• PROVIDED DATA:

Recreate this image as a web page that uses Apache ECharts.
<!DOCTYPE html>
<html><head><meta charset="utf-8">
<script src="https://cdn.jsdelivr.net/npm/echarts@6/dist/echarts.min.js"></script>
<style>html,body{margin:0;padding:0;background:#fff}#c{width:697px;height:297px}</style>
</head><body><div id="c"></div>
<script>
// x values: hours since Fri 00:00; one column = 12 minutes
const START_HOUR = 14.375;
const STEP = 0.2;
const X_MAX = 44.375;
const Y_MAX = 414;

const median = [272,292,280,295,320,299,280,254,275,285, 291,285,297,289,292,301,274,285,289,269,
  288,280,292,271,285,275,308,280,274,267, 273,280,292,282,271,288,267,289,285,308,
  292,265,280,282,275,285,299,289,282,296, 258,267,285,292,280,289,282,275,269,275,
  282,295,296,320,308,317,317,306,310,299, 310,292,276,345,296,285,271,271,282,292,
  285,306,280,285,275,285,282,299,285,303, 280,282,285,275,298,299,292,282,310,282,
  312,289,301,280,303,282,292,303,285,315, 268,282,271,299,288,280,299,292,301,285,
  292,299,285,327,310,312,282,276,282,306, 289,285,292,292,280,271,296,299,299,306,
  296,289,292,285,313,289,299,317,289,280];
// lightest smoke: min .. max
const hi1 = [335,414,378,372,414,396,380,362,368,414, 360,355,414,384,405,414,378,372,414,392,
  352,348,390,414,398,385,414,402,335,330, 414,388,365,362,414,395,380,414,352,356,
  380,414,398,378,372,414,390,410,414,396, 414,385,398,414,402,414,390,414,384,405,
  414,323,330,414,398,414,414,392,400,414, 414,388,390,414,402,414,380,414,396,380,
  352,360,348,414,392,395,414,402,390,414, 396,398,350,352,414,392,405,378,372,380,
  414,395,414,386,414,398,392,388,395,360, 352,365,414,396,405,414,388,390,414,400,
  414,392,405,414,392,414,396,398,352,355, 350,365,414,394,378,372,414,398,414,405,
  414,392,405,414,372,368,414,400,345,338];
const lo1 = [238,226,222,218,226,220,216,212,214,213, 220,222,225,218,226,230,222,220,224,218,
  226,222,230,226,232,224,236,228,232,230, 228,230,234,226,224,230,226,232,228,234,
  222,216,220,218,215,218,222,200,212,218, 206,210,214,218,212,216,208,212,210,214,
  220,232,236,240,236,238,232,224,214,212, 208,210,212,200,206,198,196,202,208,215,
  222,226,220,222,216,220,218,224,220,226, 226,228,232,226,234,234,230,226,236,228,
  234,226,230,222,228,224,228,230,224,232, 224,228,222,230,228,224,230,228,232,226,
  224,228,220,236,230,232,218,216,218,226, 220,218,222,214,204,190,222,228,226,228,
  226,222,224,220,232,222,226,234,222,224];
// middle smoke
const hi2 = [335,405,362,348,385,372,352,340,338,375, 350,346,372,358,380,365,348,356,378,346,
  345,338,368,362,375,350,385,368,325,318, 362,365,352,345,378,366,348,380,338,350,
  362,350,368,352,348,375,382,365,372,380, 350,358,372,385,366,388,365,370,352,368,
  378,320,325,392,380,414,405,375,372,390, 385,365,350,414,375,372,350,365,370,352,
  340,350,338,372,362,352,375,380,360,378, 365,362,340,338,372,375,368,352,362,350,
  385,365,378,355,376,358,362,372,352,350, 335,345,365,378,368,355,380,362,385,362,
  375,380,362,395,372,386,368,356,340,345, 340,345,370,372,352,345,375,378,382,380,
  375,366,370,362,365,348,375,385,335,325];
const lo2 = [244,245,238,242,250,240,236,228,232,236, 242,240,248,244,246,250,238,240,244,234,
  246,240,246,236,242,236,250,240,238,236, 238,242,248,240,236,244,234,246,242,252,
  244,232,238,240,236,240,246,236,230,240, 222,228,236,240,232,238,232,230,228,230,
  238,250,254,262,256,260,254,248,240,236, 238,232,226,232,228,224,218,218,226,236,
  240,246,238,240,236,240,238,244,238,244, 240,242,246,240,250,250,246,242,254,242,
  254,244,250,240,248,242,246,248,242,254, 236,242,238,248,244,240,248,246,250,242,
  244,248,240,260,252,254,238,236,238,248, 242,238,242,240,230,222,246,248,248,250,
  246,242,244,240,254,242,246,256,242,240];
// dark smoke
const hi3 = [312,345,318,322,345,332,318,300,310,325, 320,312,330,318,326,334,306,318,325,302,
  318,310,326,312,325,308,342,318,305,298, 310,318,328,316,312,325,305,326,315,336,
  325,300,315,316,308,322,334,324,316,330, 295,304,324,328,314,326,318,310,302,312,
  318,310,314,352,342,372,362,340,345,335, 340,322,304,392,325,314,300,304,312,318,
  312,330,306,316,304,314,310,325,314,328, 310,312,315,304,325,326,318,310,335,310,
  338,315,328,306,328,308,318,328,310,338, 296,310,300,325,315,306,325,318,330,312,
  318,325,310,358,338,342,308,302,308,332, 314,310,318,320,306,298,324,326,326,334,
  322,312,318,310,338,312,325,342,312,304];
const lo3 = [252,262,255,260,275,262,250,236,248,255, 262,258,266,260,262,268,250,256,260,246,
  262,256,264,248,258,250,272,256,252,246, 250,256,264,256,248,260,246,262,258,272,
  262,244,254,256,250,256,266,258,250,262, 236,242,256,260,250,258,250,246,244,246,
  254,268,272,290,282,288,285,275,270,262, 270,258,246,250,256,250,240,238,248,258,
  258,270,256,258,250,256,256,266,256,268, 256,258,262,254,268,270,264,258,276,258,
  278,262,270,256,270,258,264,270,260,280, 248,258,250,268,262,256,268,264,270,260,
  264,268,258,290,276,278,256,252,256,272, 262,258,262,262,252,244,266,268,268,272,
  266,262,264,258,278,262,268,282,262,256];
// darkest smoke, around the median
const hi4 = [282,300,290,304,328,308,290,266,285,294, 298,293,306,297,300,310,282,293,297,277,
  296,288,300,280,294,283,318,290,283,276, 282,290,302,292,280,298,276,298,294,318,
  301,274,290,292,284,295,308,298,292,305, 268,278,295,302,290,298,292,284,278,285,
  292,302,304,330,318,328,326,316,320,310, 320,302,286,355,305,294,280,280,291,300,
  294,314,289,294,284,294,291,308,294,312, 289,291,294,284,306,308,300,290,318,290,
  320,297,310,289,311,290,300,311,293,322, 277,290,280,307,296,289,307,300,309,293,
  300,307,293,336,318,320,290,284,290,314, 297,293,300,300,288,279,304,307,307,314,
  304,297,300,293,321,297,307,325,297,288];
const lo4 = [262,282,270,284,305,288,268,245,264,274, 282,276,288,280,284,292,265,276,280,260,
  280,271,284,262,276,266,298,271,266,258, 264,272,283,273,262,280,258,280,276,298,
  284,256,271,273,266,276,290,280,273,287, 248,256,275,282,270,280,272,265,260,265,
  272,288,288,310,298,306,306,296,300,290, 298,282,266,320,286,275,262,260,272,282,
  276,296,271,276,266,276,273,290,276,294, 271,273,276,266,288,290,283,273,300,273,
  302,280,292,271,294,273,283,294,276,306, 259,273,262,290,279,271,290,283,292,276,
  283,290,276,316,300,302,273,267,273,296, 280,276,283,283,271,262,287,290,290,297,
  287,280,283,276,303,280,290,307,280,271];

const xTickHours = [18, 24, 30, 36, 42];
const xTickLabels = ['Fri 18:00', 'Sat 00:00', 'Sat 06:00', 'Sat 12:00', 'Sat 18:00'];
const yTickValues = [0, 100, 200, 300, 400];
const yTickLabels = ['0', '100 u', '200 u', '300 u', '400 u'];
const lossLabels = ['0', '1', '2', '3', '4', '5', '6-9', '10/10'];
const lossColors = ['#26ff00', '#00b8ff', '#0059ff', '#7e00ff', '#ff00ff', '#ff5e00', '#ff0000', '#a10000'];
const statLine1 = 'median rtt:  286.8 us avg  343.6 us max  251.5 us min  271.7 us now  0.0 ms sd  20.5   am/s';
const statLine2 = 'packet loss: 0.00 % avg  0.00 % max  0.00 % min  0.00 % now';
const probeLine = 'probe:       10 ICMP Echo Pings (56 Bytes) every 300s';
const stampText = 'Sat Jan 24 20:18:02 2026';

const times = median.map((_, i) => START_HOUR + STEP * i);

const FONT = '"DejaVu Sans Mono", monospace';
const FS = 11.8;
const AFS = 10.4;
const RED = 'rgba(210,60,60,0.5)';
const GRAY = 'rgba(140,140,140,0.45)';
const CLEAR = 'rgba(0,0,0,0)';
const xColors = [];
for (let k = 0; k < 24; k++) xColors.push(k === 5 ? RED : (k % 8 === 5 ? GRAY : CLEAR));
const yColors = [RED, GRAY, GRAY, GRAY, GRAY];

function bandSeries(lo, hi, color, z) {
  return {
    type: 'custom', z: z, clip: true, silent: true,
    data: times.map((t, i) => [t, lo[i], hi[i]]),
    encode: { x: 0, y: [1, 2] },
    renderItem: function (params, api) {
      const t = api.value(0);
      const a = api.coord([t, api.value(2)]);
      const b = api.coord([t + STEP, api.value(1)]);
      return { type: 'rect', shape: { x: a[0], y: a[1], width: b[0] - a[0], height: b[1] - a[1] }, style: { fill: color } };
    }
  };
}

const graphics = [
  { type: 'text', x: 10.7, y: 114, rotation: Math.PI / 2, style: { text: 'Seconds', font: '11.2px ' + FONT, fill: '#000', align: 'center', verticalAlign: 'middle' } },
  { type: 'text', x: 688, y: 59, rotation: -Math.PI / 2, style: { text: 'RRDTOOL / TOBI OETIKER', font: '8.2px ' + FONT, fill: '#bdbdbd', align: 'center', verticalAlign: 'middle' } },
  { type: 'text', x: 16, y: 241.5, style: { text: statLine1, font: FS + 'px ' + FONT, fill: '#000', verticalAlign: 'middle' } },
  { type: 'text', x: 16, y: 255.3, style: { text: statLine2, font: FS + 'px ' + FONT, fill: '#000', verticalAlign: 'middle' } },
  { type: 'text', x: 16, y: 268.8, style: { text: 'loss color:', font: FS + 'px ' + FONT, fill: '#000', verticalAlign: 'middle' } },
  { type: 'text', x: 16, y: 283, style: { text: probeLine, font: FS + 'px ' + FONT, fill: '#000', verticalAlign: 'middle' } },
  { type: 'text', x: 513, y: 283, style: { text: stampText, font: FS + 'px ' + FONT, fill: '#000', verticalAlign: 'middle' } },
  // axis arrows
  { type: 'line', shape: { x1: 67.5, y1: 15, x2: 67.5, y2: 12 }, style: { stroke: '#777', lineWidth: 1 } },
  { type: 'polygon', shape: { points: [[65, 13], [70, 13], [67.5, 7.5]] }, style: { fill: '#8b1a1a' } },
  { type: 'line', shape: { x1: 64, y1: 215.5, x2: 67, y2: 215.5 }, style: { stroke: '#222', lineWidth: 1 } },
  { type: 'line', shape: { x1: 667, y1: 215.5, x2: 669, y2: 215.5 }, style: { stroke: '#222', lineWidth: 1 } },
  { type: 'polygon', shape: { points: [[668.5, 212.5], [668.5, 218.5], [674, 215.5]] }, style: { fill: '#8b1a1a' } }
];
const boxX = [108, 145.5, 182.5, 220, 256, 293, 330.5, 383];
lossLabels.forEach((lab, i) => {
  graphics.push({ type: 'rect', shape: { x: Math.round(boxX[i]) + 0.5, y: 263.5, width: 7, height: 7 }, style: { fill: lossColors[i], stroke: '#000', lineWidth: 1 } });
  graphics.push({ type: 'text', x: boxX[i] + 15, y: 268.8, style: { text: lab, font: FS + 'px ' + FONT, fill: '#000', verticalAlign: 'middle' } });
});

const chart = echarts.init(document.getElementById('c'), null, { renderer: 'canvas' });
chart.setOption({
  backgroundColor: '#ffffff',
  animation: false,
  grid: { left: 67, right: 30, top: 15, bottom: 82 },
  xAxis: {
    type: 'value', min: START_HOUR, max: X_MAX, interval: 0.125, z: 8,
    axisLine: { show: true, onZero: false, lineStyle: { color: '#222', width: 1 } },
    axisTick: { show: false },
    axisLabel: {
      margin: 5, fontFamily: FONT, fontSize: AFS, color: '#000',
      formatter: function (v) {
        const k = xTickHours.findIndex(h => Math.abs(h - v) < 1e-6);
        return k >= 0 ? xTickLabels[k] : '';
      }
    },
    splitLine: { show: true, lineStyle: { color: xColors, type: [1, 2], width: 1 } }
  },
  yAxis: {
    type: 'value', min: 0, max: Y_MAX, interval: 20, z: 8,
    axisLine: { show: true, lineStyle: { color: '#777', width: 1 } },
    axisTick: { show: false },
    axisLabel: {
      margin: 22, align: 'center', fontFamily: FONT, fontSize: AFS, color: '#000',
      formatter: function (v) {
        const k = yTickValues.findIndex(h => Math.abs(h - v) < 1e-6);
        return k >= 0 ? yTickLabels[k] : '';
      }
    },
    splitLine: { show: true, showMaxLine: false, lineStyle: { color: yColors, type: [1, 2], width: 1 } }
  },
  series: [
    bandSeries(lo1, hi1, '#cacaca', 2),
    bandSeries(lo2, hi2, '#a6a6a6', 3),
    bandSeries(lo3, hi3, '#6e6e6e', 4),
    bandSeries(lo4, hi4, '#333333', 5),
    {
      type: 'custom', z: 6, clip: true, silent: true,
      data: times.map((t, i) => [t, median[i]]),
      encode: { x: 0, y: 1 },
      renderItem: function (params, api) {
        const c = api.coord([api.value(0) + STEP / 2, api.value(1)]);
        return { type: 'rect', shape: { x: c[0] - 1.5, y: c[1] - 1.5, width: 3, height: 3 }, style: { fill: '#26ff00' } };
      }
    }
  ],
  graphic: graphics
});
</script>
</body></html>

• WHAT YOU NEED TO DO:
What are the exact lines from the beginning of the material through the line containing "const Y_MAX = 414;"? Write out those lines alone.

• EXPECTED ANSWER:
Recreate this image as a web page that uses Apache ECharts.
<!DOCTYPE html>
<html><head><meta charset="utf-8">
<script src="https://cdn.jsdelivr.net/npm/echarts@6/dist/echarts.min.js"></script>
<style>html,body{margin:0;padding:0;background:#fff}#c{width:697px;height:297px}</style>
</head><body><div id="c"></div>
<script>
// x values: hours since Fri 00:00; one column = 12 minutes
const START_HOUR = 14.375;
const STEP = 0.2;
const X_MAX = 44.375;
const Y_MAX = 414;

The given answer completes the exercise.